Kicking the habits

The Raveonettes change (for a change)
By DANIEL BROCKMAN  |  January 9, 2009

DIFFERENCE ENGINE: “We always strived to be something other than an ordinary rock band,” says Sune Rose Wagner.

Norse code
Scandinavians crack a winning formula
The name Raveonettes is a mash-up of the Ronettes and Buddy Holly’s “Rave On,” a fact that the band never tried to obscure. Their overt formula of “ ’60s girl groups + Jesus-and-Mary-Chain scuzz = nihilistic bliss” puts them in a long line of Scandinavian magpies who collect bits of Western styles and traditions and return them in slicker packaging.

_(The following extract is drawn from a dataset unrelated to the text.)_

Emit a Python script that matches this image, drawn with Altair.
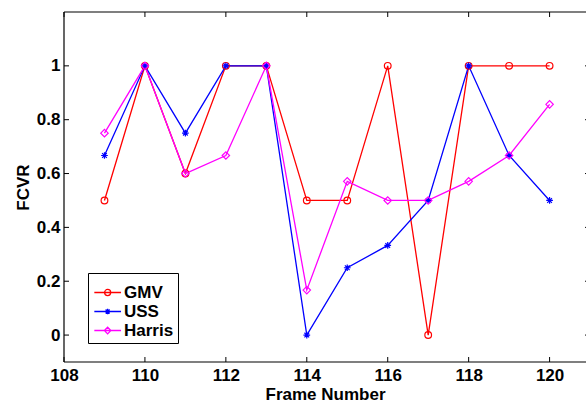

Below are some of the more successful examples of this tried-and-true Scandinavian makeover.

DICTATORS + ALICE COOPER make-up + obscene ACEFREHLY–isms = Norway’s TURBONEGRO.

STOOGES + MICK JAGGER’s pout + suits = Sweden’s the HIVES.


SPICE GIRLS + PEPE LE PEW + pleather = Danish headache machine AQUA.


The wry wistfulness of the KINKS + the wasted misanthropy of ’60s STONES + the dorky wordplay and classic-rock obsession of SLOAN = Sweden’s the SOUNDTRACK OF OUR LIVES.

I can't be the only one who, asked to name the most face-melting guitar moment in the last couple of years of recorded music, would point to the 1:57 mark (and onward) of "Aly, Walk with Me," the opening track on the Raveonettes' 2007 release Lust Lust Lust. It's a loud, soul-shattering, noteless vortex of feedback that multiplies and divides like the edge of a fractal as viewed through a thousand tiny mirrors, and it occurs in what is an otherwise baleful and Nick Cavey funereal trudge.

"I'm just so happy that we were able to capture that sound with that take," explains guitarist and songwriter Sune Rose Wagner. "We used to have a lot of songs back in the days before we recorded that were very dissonant, but I think we felt that we wanted to be more of a melodic band and to have a nice melody that would create tension with the noise. I don't think that we can make a more harsh noise than the one on 'Aly, Walk with Me' — it's kind of a pinnacle, for us, of the whole noise thing, that's going to be a very hard one to top. I don't know if we want to try it again. But it's a beautiful sound."

Anyone familiar with Wagner's œuvre with the Raveonettes (who come to the Paradise next Thursday) should be surprised by the idea that, having created something awesome, he's ready to move on to something different. His successful and brutally stylish rock duo exploded out of Copenhagen in the early naughts, armed with tasteful worn-on-sleeve influences that highlighted both his switchblade six-string Jesus-and-Mary-Chain-isms and vocalist Sharin Foo's Nico-esque ice-queen charm. They proceeded to churn out record after record of high quality and consistent sound. Has he become unstuck?